- [Brief]
Output each line exactly as it appears, skipping any embedded picture.

- [Data]

************

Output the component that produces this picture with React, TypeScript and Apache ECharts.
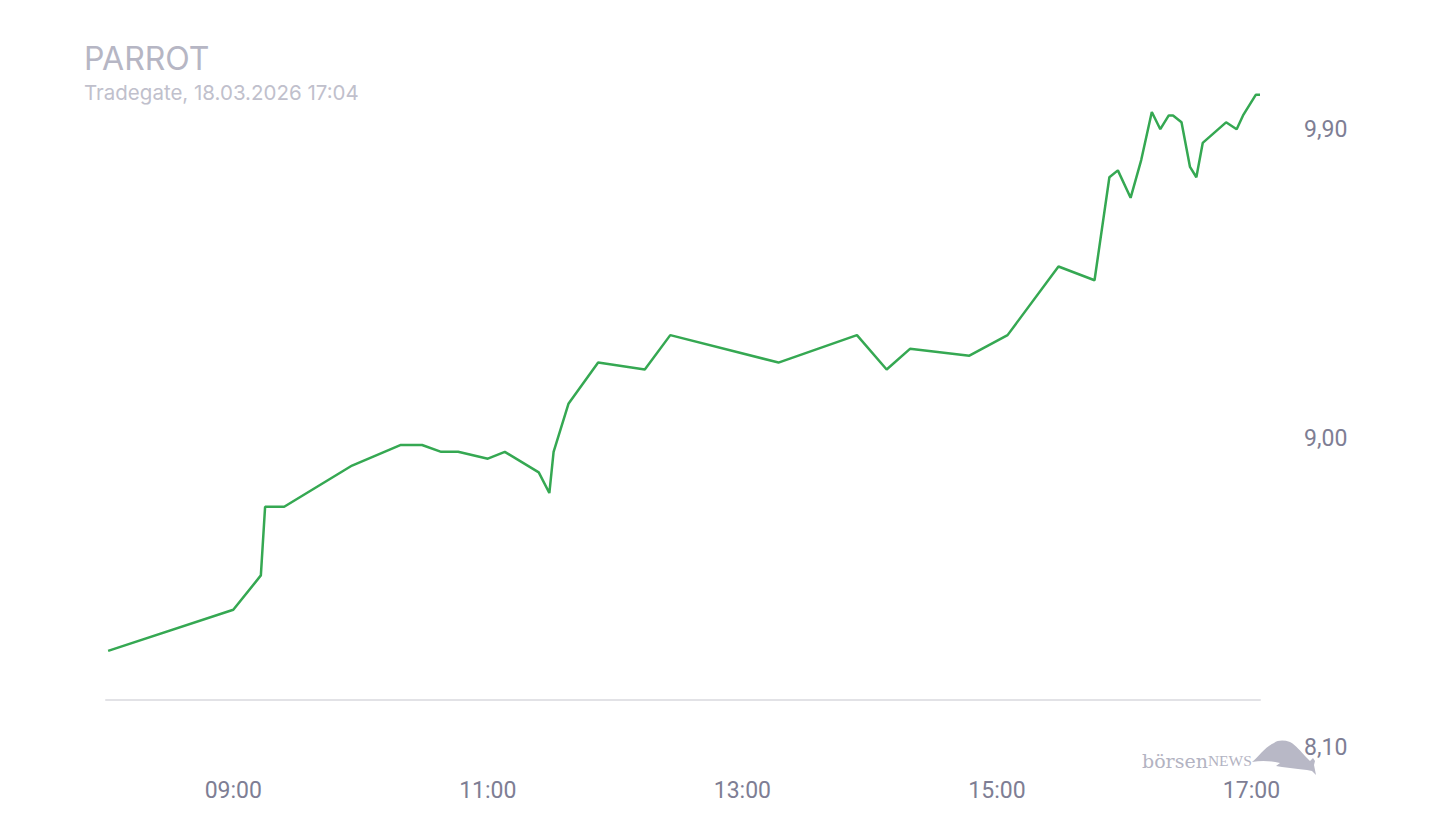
import React, { useEffect, useRef } from "react";
import * as echarts from "echarts";

const times = [
  "08:01", "09:00", "09:13", "09:15", "09:24", "09:56", "10:19", "10:29", "10:38", "10:46",
  "11:00", "11:08", "11:24", "11:29", "11:31", "11:38", "11:52", "12:14", "12:26", "13:17",
  "13:54", "14:08", "14:19", "14:47", "15:05", "15:29", "15:46", "15:53", "15:57", "16:03",
  "16:08", "16:13", "16:17", "16:21", "16:23", "16:27", "16:31", "16:34", "16:37", "16:48",
  "16:53", "16:56", "17:02", "17:04",
];
const prices = [
  8.38, 8.5, 8.6, 8.8, 8.8, 8.92, 8.98, 8.98, 8.96, 8.96,
  8.94, 8.96, 8.9, 8.84, 8.96, 9.1, 9.22, 9.2, 9.3, 9.22,
  9.3, 9.2, 9.26, 9.24, 9.3, 9.5, 9.46, 9.76, 9.78, 9.7,
  9.81, 9.95, 9.9, 9.94, 9.94, 9.92, 9.79, 9.76, 9.86, 9.92,
  9.9, 9.94, 10.0, 10.0,
];
const yTicks = [8.1, 9.0, 9.9];
const xLabelHours = [9, 11, 13, 15, 17];
const titleText = "PARROT";
const subText = "Tradegate, 18.03.2026 17:04";

const BULL =
  "M0 22 C6 17 14 6 22 3 C26 0 32 0 38 2 C44 5 49 12 53 16 L58 21 L61 18 L63 21 L62 25 L64 35 L60 31 L55 30 L46 29 L38 28 L30 27 L24 26 L28 23 C20 21 10 20 0 22 Z";

let registered = false;

const toMin = (t: string) => {
  const [h, m] = t.split(":").map(Number);
  return h * 60 + m;
};
const pad = (n: number) => (n < 10 ? "0" + n : "" + n);

export default function App() {
  const ref = useRef<HTMLDivElement>(null);
  useEffect(() => {
    if (!ref.current) return;
    if (!registered) {
      echarts.graphic.registerShape("bull", echarts.graphic.extendPath(BULL, {}));
      registered = true;
    }
    const chart = echarts.init(ref.current, null, { renderer: "svg" });
    const data = times.map((t, i) => [toMin(t), prices[i]]);
    chart.setOption({
      animation: false,
      backgroundColor: "#ffffff",
      grid: { left: 106, right: 180, top: 88, bottom: 93 },
      xAxis: {
        type: "value",
        min: 480,
        max: 1024,
        interval: 60,
        offset: -47,
        axisLine: { show: true, lineStyle: { color: "#e2e2e6", width: 2 } },
        axisTick: { show: false },
        splitLine: { show: false },
        axisLabel: {
          margin: 79,
          showMaxLabel: false,
          showMinLabel: true,
          color: "#7e7e94",
          fontSize: 23,
          fontFamily: "Roboto",
          formatter: (v: number) => {
            const h = Math.round(v / 60);
            if (v % 60 === 0 && xLabelHours.indexOf(h) >= 0) return pad(h) + ":00";
            return "";
          },
        },
      },
      yAxis: {
        type: "value",
        position: "right",
        min: 8.1,
        max: 10.02,
        interval: 0.9,
        axisLine: { show: false },
        axisTick: { show: false },
        splitLine: { show: false },
        axisLabel: {
          margin: 44,
          showMaxLabel: false,
          color: "#7e7e94",
          fontSize: 23,
          fontFamily: "Roboto",
          formatter: (v: number) => {
            const ok = yTicks.some((t) => Math.abs(t - v) < 1e-6);
            return ok ? v.toFixed(2).replace(".", ",") : "";
          },
        },
      },
      series: [
        {
          type: "line",
          data,
          showSymbol: false,
          symbol: "none",
          lineStyle: { color: "#35a852", width: 2.5 },
          itemStyle: { color: "#35a852" },
        },
      ],
      graphic: [
        {
          type: "text",
          left: 84,
          top: 42,
          style: {
            text: titleText,
            font: '400 32px Inter, "Noto Sans", sans-serif',
            fill: "#b6b6c4",
          },
        },
        {
          type: "text",
          left: 84,
          top: 82,
          style: {
            text: subText,
            font: '400 20.5px Inter, "Noto Sans", sans-serif',
            fill: "#c0c0cc",
          },
        },
        {
          type: "text",
          left: 1142,
          top: 751,
          style: {
            text: "{a|börsen}{b|NEWS}",
            fill: "#b3b3c2",
            rich: {
              a: { fontFamily: '"DejaVu Serif", "Liberation Serif", serif', fontSize: 19, fill: "#b3b3c2", fontWeight: 300 },
              b: { fontFamily: '"Liberation Serif", serif', fontSize: 15.5, fill: "#b3b3c2" },
            },
          },
        },
        {
          type: "bull",
          x: 1252,
          y: 740,
          scaleX: 1,
          scaleY: 1,
          style: { fill: "#b8b8c6" },
        },
      ],
    });
    return () => chart.dispose();
  }, []);
  return (
    <div
      ref={ref}
      style={{ position: "fixed", left: 0, top: 0, width: 1440, height: 840 }}
    />
  );
}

************

- [Problem solution]
Output the component that produces this picture with React, TypeScript and Apache ECharts.
import React, { useEffect, useRef } from "react";
import * as echarts from "echarts";

const times = [
  "08:01", "09:00", "09:13", "09:15", "09:24", "09:56", "10:19", "10:29", "10:38", "10:46",
  "11:00", "11:08", "11:24", "11:29", "11:31", "11:38", "11:52", "12:14", "12:26", "13:17",
  "13:54", "14:08", "14:19", "14:47", "15:05", "15:29", "15:46", "15:53", "15:57", "16:03",
  "16:08", "16:13", "16:17", "16:21", "16:23", "16:27", "16:31", "16:34", "16:37", "16:48",
  "16:53", "16:56", "17:02", "17:04",
];
const prices = [
  8.38, 8.5, 8.6, 8.8, 8.8, 8.92, 8.98, 8.98, 8.96, 8.96,
  8.94, 8.96, 8.9, 8.84, 8.96, 9.1, 9.22, 9.2, 9.3, 9.22,
  9.3, 9.2, 9.26, 9.24, 9.3, 9.5, 9.46, 9.76, 9.78, 9.7,
  9.81, 9.95, 9.9, 9.94, 9.94, 9.92, 9.79, 9.76, 9.86, 9.92,
  9.9, 9.94, 10.0, 10.0,
];
const yTicks = [8.1, 9.0, 9.9];
const xLabelHours = [9, 11, 13, 15, 17];
const titleText = "PARROT";
const subText = "Tradegate, 18.03.2026 17:04";

const BULL =
  "M0 22 C6 17 14 6 22 3 C26 0 32 0 38 2 C44 5 49 12 53 16 L58 21 L61 18 L63 21 L62 25 L64 35 L60 31 L55 30 L46 29 L38 28 L30 27 L24 26 L28 23 C20 21 10 20 0 22 Z";

let registered = false;

const toMin = (t: string) => {
  const [h, m] = t.split(":").map(Number);
  return h * 60 + m;
};
const pad = (n: number) => (n < 10 ? "0" + n : "" + n);

export default function App() {
  const ref = useRef<HTMLDivElement>(null);
  useEffect(() => {
    if (!ref.current) return;
    if (!registered) {
      echarts.graphic.registerShape("bull", echarts.graphic.extendPath(BULL, {}));
      registered = true;
    }
    const chart = echarts.init(ref.current, null, { renderer: "svg" });
    const data = times.map((t, i) => [toMin(t), prices[i]]);
    chart.setOption({
      animation: false,
      backgroundColor: "#ffffff",
      grid: { left: 106, right: 180, top: 88, bottom: 93 },
      xAxis: {
        type: "value",
        min: 480,
        max: 1024,
        interval: 60,
        offset: -47,
        axisLine: { show: true, lineStyle: { color: "#e2e2e6", width: 2 } },
        axisTick: { show: false },
        splitLine: { show: false },
        axisLabel: {
          margin: 79,
          showMaxLabel: false,
          showMinLabel: true,
          color: "#7e7e94",
          fontSize: 23,
          fontFamily: "Roboto",
          formatter: (v: number) => {
            const h = Math.round(v / 60);
            if (v % 60 === 0 && xLabelHours.indexOf(h) >= 0) return pad(h) + ":00";
            return "";
          },
        },
      },
      yAxis: {
        type: "value",
        position: "right",
        min: 8.1,
        max: 10.02,
        interval: 0.9,
        axisLine: { show: false },
        axisTick: { show: false },
        splitLine: { show: false },
        axisLabel: {
          margin: 44,
          showMaxLabel: false,
          color: "#7e7e94",
          fontSize: 23,
          fontFamily: "Roboto",
          formatter: (v: number) => {
            const ok = yTicks.some((t) => Math.abs(t - v) < 1e-6);
            return ok ? v.toFixed(2).replace(".", ",") : "";
          },
        },
      },
      series: [
        {
          type: "line",
          data,
          showSymbol: false,
          symbol: "none",
          lineStyle: { color: "#35a852", width: 2.5 },
          itemStyle: { color: "#35a852" },
        },
      ],
      graphic: [
        {
          type: "text",
          left: 84,
          top: 42,
          style: {
            text: titleText,
            font: '400 32px Inter, "Noto Sans", sans-serif',
            fill: "#b6b6c4",
          },
        },
        {
          type: "text",
          left: 84,
          top: 82,
          style: {
            text: subText,
            font: '400 20.5px Inter, "Noto Sans", sans-serif',
            fill: "#c0c0cc",
          },
        },
        {
          type: "text",
          left: 1142,
          top: 751,
          style: {
            text: "{a|börsen}{b|NEWS}",
            fill: "#b3b3c2",
            rich: {
              a: { fontFamily: '"DejaVu Serif", "Liberation Serif", serif', fontSize: 19, fill: "#b3b3c2", fontWeight: 300 },
              b: { fontFamily: '"Liberation Serif", serif', fontSize: 15.5, fill: "#b3b3c2" },
            },
          },
        },
        {
          type: "bull",
          x: 1252,
          y: 740,
          scaleX: 1,
          scaleY: 1,
          style: { fill: "#b8b8c6" },
        },
      ],
    });
    return () => chart.dispose();
  }, []);
  return (
    <div
      ref={ref}
      style={{ position: "fixed", left: 0, top: 0, width: 1440, height: 840 }}
    />
  );
}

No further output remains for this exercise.